* [Directions for this task]:
Print the listing in its entirety and exactly, leaving out images.

* [Information provided]:
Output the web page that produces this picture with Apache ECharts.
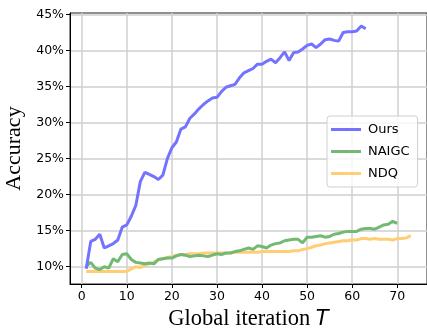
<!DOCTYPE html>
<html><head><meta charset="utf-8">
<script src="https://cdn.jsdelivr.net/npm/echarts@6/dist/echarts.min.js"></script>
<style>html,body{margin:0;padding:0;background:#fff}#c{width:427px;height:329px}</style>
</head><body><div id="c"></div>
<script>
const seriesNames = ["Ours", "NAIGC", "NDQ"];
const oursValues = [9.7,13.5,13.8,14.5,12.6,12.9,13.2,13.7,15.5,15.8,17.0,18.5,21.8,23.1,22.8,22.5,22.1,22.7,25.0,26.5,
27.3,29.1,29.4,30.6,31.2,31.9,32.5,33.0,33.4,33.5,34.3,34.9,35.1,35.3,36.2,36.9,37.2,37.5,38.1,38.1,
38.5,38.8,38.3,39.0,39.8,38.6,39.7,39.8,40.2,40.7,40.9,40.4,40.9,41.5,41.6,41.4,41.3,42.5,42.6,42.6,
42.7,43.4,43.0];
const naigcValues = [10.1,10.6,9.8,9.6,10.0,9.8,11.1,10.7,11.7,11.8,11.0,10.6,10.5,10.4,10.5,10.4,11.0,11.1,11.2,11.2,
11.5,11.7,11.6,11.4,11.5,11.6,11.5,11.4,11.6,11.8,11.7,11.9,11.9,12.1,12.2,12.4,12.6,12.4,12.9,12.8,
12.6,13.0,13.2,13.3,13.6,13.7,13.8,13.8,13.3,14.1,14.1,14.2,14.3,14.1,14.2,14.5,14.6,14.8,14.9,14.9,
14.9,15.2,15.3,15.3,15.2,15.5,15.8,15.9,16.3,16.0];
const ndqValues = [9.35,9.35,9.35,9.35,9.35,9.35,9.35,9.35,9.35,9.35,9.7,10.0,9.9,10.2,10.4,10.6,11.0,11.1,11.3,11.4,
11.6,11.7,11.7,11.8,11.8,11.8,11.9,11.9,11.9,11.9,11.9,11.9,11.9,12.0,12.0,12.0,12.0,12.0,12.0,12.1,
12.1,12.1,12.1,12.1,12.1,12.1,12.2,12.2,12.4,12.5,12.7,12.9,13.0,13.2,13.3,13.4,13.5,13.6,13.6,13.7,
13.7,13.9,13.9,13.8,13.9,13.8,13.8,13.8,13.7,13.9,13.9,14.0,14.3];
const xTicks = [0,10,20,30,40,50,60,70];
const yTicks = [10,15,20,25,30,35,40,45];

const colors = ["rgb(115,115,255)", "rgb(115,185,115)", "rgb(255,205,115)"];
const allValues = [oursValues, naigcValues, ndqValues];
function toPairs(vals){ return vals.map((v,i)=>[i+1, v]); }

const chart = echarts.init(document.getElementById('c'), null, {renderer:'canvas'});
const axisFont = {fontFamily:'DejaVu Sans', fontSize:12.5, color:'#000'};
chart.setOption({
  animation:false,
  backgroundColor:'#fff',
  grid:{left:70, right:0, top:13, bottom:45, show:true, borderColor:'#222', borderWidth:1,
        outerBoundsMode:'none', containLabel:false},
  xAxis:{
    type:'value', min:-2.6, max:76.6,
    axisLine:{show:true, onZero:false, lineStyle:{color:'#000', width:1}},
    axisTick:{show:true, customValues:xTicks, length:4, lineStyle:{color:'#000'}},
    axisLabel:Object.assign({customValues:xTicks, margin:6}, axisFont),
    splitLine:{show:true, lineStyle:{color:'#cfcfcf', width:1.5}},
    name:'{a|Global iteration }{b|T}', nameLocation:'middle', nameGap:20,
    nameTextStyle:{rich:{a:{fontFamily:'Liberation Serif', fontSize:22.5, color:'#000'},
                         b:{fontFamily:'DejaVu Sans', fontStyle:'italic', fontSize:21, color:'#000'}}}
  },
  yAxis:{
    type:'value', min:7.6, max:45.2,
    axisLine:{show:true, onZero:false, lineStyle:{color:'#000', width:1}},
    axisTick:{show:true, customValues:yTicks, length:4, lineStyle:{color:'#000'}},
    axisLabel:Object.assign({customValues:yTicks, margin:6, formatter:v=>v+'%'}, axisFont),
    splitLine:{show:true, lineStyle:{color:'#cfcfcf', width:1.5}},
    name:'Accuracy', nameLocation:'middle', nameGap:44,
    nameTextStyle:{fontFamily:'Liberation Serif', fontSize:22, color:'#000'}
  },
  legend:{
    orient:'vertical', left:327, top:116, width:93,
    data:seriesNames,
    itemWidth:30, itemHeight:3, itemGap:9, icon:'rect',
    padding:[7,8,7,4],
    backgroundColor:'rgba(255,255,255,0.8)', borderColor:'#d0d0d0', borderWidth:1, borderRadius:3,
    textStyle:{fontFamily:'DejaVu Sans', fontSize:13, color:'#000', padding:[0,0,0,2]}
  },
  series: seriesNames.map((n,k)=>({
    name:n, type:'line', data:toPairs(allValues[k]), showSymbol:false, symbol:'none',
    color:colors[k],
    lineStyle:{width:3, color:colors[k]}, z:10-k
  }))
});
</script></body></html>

* [Expected answer]:
Output the web page that produces this picture with Apache ECharts.
<!DOCTYPE html>
<html><head><meta charset="utf-8">
<script src="https://cdn.jsdelivr.net/npm/echarts@6/dist/echarts.min.js"></script>
<style>html,body{margin:0;padding:0;background:#fff}#c{width:427px;height:329px}</style>
</head><body><div id="c"></div>
<script>
const seriesNames = ["Ours", "NAIGC", "NDQ"];
const oursValues = [9.7,13.5,13.8,14.5,12.6,12.9,13.2,13.7,15.5,15.8,17.0,18.5,21.8,23.1,22.8,22.5,22.1,22.7,25.0,26.5,
27.3,29.1,29.4,30.6,31.2,31.9,32.5,33.0,33.4,33.5,34.3,34.9,35.1,35.3,36.2,36.9,37.2,37.5,38.1,38.1,
38.5,38.8,38.3,39.0,39.8,38.6,39.7,39.8,40.2,40.7,40.9,40.4,40.9,41.5,41.6,41.4,41.3,42.5,42.6,42.6,
42.7,43.4,43.0];
const naigcValues = [10.1,10.6,9.8,9.6,10.0,9.8,11.1,10.7,11.7,11.8,11.0,10.6,10.5,10.4,10.5,10.4,11.0,11.1,11.2,11.2,
11.5,11.7,11.6,11.4,11.5,11.6,11.5,11.4,11.6,11.8,11.7,11.9,11.9,12.1,12.2,12.4,12.6,12.4,12.9,12.8,
12.6,13.0,13.2,13.3,13.6,13.7,13.8,13.8,13.3,14.1,14.1,14.2,14.3,14.1,14.2,14.5,14.6,14.8,14.9,14.9,
14.9,15.2,15.3,15.3,15.2,15.5,15.8,15.9,16.3,16.0];
const ndqValues = [9.35,9.35,9.35,9.35,9.35,9.35,9.35,9.35,9.35,9.35,9.7,10.0,9.9,10.2,10.4,10.6,11.0,11.1,11.3,11.4,
11.6,11.7,11.7,11.8,11.8,11.8,11.9,11.9,11.9,11.9,11.9,11.9,11.9,12.0,12.0,12.0,12.0,12.0,12.0,12.1,
12.1,12.1,12.1,12.1,12.1,12.1,12.2,12.2,12.4,12.5,12.7,12.9,13.0,13.2,13.3,13.4,13.5,13.6,13.6,13.7,
13.7,13.9,13.9,13.8,13.9,13.8,13.8,13.8,13.7,13.9,13.9,14.0,14.3];
const xTicks = [0,10,20,30,40,50,60,70];
const yTicks = [10,15,20,25,30,35,40,45];

const colors = ["rgb(115,115,255)", "rgb(115,185,115)", "rgb(255,205,115)"];
const allValues = [oursValues, naigcValues, ndqValues];
function toPairs(vals){ return vals.map((v,i)=>[i+1, v]); }

const chart = echarts.init(document.getElementById('c'), null, {renderer:'canvas'});
const axisFont = {fontFamily:'DejaVu Sans', fontSize:12.5, color:'#000'};
chart.setOption({
  animation:false,
  backgroundColor:'#fff',
  grid:{left:70, right:0, top:13, bottom:45, show:true, borderColor:'#222', borderWidth:1,
        outerBoundsMode:'none', containLabel:false},
  xAxis:{
    type:'value', min:-2.6, max:76.6,
    axisLine:{show:true, onZero:false, lineStyle:{color:'#000', width:1}},
    axisTick:{show:true, customValues:xTicks, length:4, lineStyle:{color:'#000'}},
    axisLabel:Object.assign({customValues:xTicks, margin:6}, axisFont),
    splitLine:{show:true, lineStyle:{color:'#cfcfcf', width:1.5}},
    name:'{a|Global iteration }{b|T}', nameLocation:'middle', nameGap:20,
    nameTextStyle:{rich:{a:{fontFamily:'Liberation Serif', fontSize:22.5, color:'#000'},
                         b:{fontFamily:'DejaVu Sans', fontStyle:'italic', fontSize:21, color:'#000'}}}
  },
  yAxis:{
    type:'value', min:7.6, max:45.2,
    axisLine:{show:true, onZero:false, lineStyle:{color:'#000', width:1}},
    axisTick:{show:true, customValues:yTicks, length:4, lineStyle:{color:'#000'}},
    axisLabel:Object.assign({customValues:yTicks, margin:6, formatter:v=>v+'%'}, axisFont),
    splitLine:{show:true, lineStyle:{color:'#cfcfcf', width:1.5}},
    name:'Accuracy', nameLocation:'middle', nameGap:44,
    nameTextStyle:{fontFamily:'Liberation Serif', fontSize:22, color:'#000'}
  },
  legend:{
    orient:'vertical', left:327, top:116, width:93,
    data:seriesNames,
    itemWidth:30, itemHeight:3, itemGap:9, icon:'rect',
    padding:[7,8,7,4],
    backgroundColor:'rgba(255,255,255,0.8)', borderColor:'#d0d0d0', borderWidth:1, borderRadius:3,
    textStyle:{fontFamily:'DejaVu Sans', fontSize:13, color:'#000', padding:[0,0,0,2]}
  },
  series: seriesNames.map((n,k)=>({
    name:n, type:'line', data:toPairs(allValues[k]), showSymbol:false, symbol:'none',
    color:colors[k],
    lineStyle:{width:3, color:colors[k]}, z:10-k
  }))
});
</script></body></html>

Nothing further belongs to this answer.